BTW, I wish they would legalize drugs so I could see the look on the faces of those guys pushing this stuff up here. Take the carpet out from under their feet. Rip! Don't smoke pot if you do. Smoke Potpourri Cush! It's legal and puts a dent in the marijuana trade! It's a benefit to the environment. Sustainable! Synergistic!Those comments were made, off the cuff, out of parental passion. I don't really know the long term consequences of legalization. It might be more harmful. Those words were for now, today - just for Kaley. I want a safe world for her. Drugs do scare me when it comes to her future... but not nearly as much as the thugs pushing it. Would I be more scared of legal or illegal drugs for her future? Right now I'd say - illegal, because if she did do drugs, I hope not, I'd rather not have some freak in a meth house cooking ammonia and who knows what else in his dirty vile rat infested roach eaten bedroom (or his loft in Westover Park). And I don't see availability mattering too much as Kaley isn't popping a top or smoking in the house yet. And I don't see legalizing as making it culturally acceptable as I've been to The Netherlands and pretty much think those "coffee shops" have the cultural acceptable-ness of a porn shop (something I'd like seen blown off the map with nuclear weapons (isn't this much more dehumanizing?)) here... well it's not that unacceptable... that was an exaggeration.
I am not a conspiracy type, at all, but I could believe that letting this POT-pourri go could have been planned.

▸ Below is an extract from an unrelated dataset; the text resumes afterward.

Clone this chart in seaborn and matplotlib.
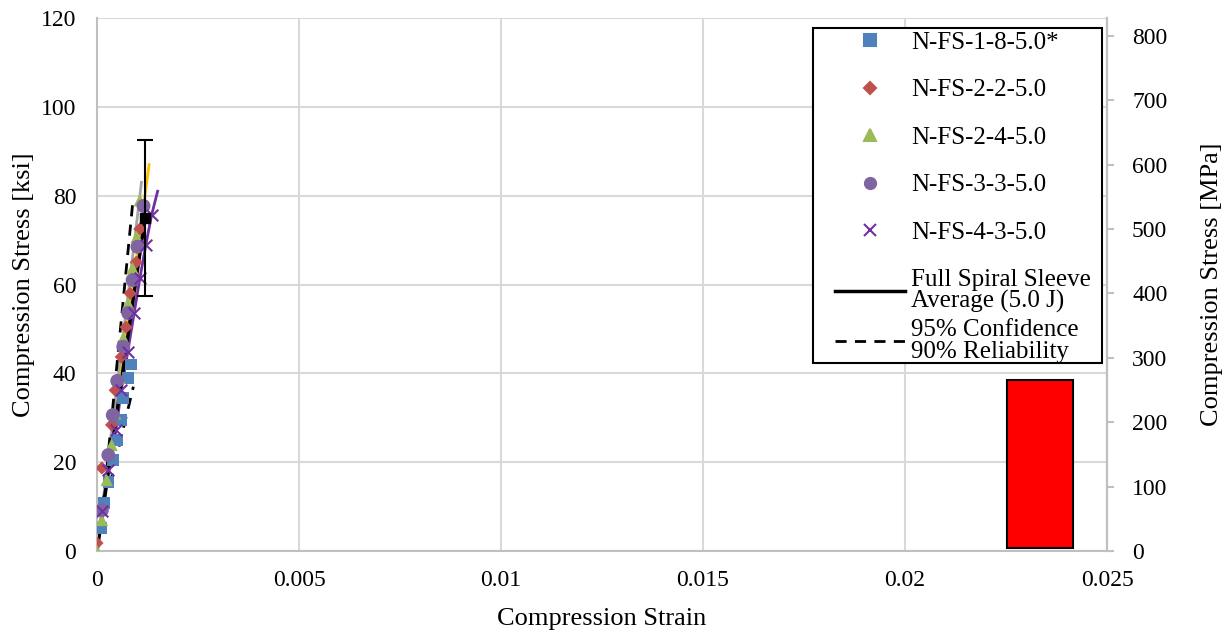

I usually don't say anything controversial on my blog... because I hate arguing over stuff too much. I don't like making people mad either. I don't like to be in the corner of a ring. I don't have a corner, a little nugget I'm trying to protect (except Kaley). A change of mind isn't going to rattle me - it's going to make me happy. I can find more holes in what I think than you can (and actually, I can find a hole in that - maybe you can find more holes in what I am saying than I can... and I'll take that recursion and thrive on it if it's helpful) What I'm trying to say is that I just blurted that out --- but I wanted to preserve it because I meant it and I was even taken aback by my own thought. I wouldn't have thought I'd think this way when I was younger - legalizing sounds totally backwards, but suddenly I'm like, "Sock it to those guys! My girl isn't going that way anyhow!"
PS: Anybody up for some Cush? My girl is gone so now I can *finally* get high :-)
PPS: I find it funny how I throw up a circularly logical/illogical guard against any attack on any opinion I have. That's probably a personality flaw of some sort. I think arguing or discussions make me feel claustrophobic. It could have been braindead meetings at NASA or the Presbyterian Church that drove me into my cell-phoneless/meetinglessness/no-fishing-boat hole (well it's not really a hole).